I've enjoyed tonight.

- I trained legs then did an hour of hot yoga. [Tomorrow will be my 100th class!]
-  I juiced some lovely greens.
 - I made some banana bread pudding for my boyfriend that was epic. [also my first go at it]
-  I read a bit of 'spin' which I highly recommend if you are a science fiction dweeb like myself. 
-  I drank a few new beers. One local jalapeƱo beer that was decent although I can't remember the name. Also a Sam Adams beer called 'new world' that had a champagne top. It was delightfully light and Belgium-esque. 
- I also had some interesting conversations with my boyfriend about Pantera's early glam metal band, how accutane makes you suicidal and how the misfits are to tool what a perfect circle is to Danzig. He said it was a bad analogy but I disagree. 
- I watched a few good movies as well: big daddy, dazed and confused and now I'm currently watching the shining with I could watch over and over. 
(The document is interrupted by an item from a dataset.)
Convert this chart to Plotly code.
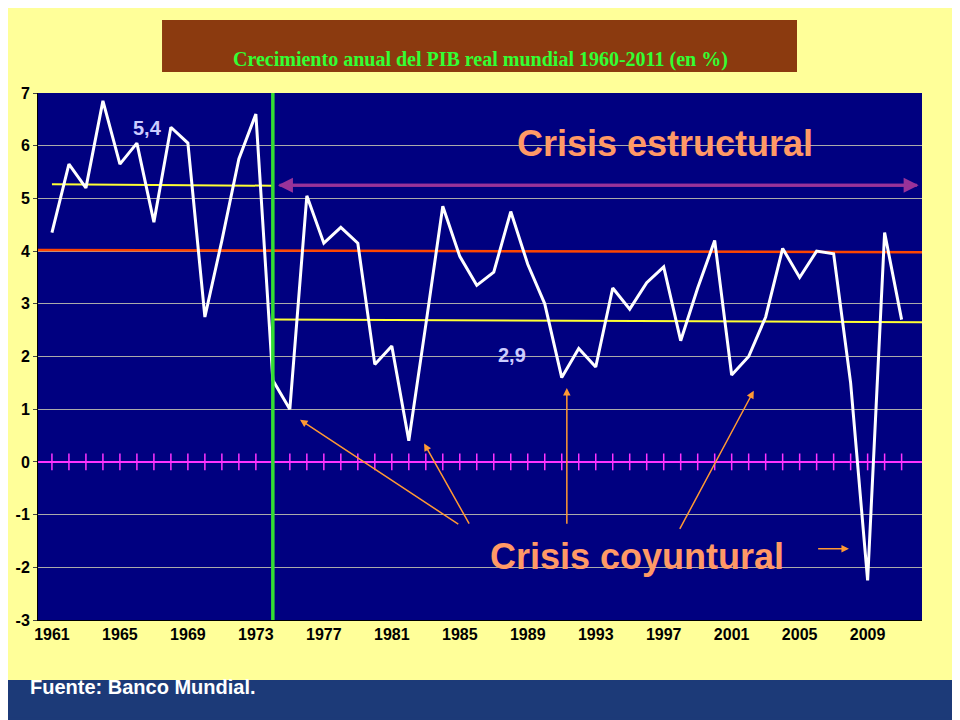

Sorry for the bland, overly narcissistic post but I'm content [and buzzed] and I wanted to document it. Hope your night was equally as satisfying!

Tuesday, April 22, 2014

You are perfect.

It's hard to find a balance in life where you are not overly miserable and not overly elated. One motion and you're teetering on the edge of either of those things. I guess it wouldn't be so bad to be overly elated but I can't say I've ever actually felt that. I have but not for an abundant amount of time. The sad reality is I'm unsatisfied with myself currently but the really unsavory part is I haven't been satisfied for a long time. I want to be. I try to fall in love with every moment that I can take a few steps back and be overwhelmed with beauty. Yesterday, I took a drive alone, put the windows down, some spellbinding music on and just took it all in. It was beautiful. I love spring here. It gets amazingly green and there are bountiful wildflowers all over the place on the edge of the freeway and at almost every stoplight you encounter. It's like a fairy tale! I was so deprived of vegetation and scenery for years that it really is awe inspiring to me anymore. It's like discovering it all over again which I truly enjoy. 
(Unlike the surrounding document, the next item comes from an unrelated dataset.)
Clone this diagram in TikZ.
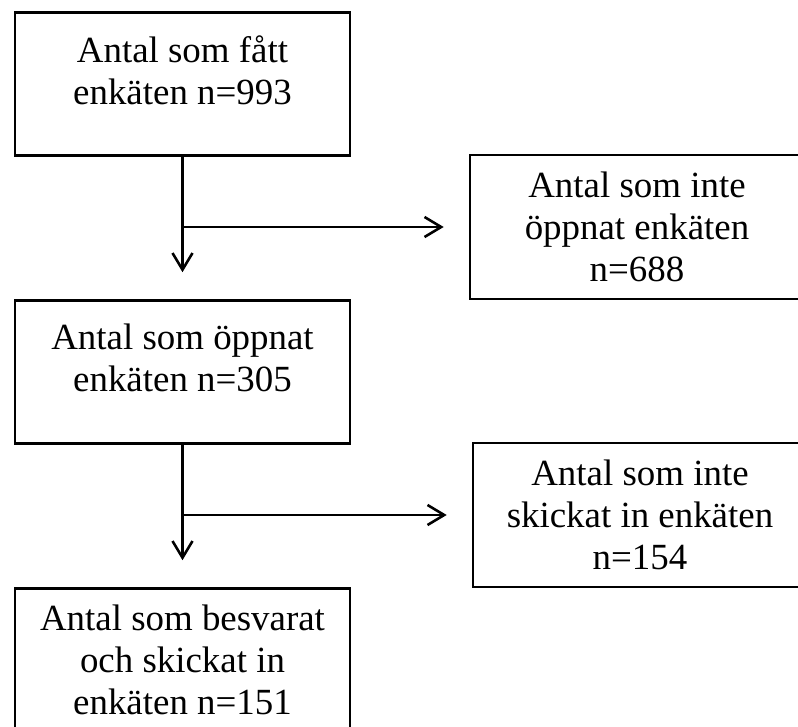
\documentclass[tikz,border=0pt]{standalone}
\usepackage{fontspec}
\setmainfont{Liberation Serif}
\usetikzlibrary{arrows.meta}
\tikzset{
  flowbox/.style={draw, line width=2.2pt, align=center, inner sep=0pt,
    font=\fontsize{31.5}{35.9}\selectfont},
  leftbox/.style={flowbox, minimum width=335*0.03cm, minimum height=143*0.03cm},
  rightbox/.style={flowbox, minimum width=334*0.03cm, minimum height=144*0.03cm},
  flowarrow/.style={line width=2.2pt, -{Straight Barb[length=0.5cm, width=0.6cm, line width=2.2pt]}}
}

\begin{document}
\begin{tikzpicture}[x=0.03cm, y=-0.03cm]
        \useasboundingbox (0,0) rectangle (798,727);
        \node[leftbox] (fatt) at (182.5,84) {Antal som fått\\enkäten n=993\\[-12pt] \phantom{n=993}};
        \node[rightbox] (inteoppnat) at (637,227) {Antal som inte\\öppnat enkäten\\n=688};
        \node[leftbox] (oppnat) at (182.5,372) {Antal som öppnat\\enkäten n=305\\[-12pt] \phantom{n=305}};
        \node[rightbox] (inteskickat) at (640,515) {Antal som inte\\skickat in enkäten\\n=154};
        \node[leftbox] (besvarat) at (182.5,660) {Antal som besvarat\\och skickat in\\enkäten n=151};
        % huvudflödet nedåt
        \draw[flowarrow, shorten >=0.81cm] (fatt) -- (oppnat);
        \draw[flowarrow, shorten >=0.81cm] (oppnat) -- (besvarat);
        % bortfall åt höger
        \draw[flowarrow, shorten >=0.75cm] (fatt.south |- inteoppnat.west) -- (inteoppnat.west);
        \draw[flowarrow, shorten >=0.75cm] (oppnat.south |- inteskickat.west) -- (inteskickat.west);
      \end{tikzpicture}
\end{document}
I don't know why it's such a struggle for me to find contentment. I'm never happy with myself but I don't know why. I should be. Maybe I don't value myself enough. The other day at yoga my instructor said something that really struck a chord with me. We were laying in Savasana and she said 'notice this feeling and every sensation you feel. Everything you are in this moment is as it was intended. It's perfect and you are perfect.' Such a powerful statement. It's true though. We all seek to be some version of perfection we have gathered in our mind through years of media manipulation and other peoples opinion of what they think we ought to be like. It's just not right. We are all perfect. If you think about the mechanics of life and of the human body, it's sheer brilliance and centuries of science behind it has barely scratched the surface of all we are capeable of and made up of. Fuck aesthetics. Why is it so impossible to obtain contentment? Why can't we be okay with who we are? Why do we always battle ourselves to be something 'better' or 'different'? I, for one, am the worst with this. I always find some flaw to beat myself up over, neglecting the totally awesome things I have to offer [like a rather squandered singing voice most have not heard. Sad.] We are worth more than fitting into our skinny jeans if we eat a few too many cookies. We are worth more than avoiding trips to the grocery store due to a bad skin/hair/body days. We are worth more than avoiding human interaction for fear of being hurt like a little bitch. I'm a serious repeat offender of all aformentioned things and recognizing that seems rather embarrassing and childish. But hey! I guess I am a girl after all! [Dont tell anyone.] But, yeah, you're perfect just the way you are RIGHT NOW. Don't waste the good things because you're clinging to sucky ass shit that doesn't matter. Because, in the end it really doesn't matter. Maybe you're like me and you blow things insanely out of proportion for no god damn reason and then realize later how stupid of you that was. Stop that. Take a drive through the country and get your head on straight. Maybe if I did that constantly I would achieve everlasting contentment but then eventually I would find something to be dissatisfied with. What can I say- I'm a perfect jerk.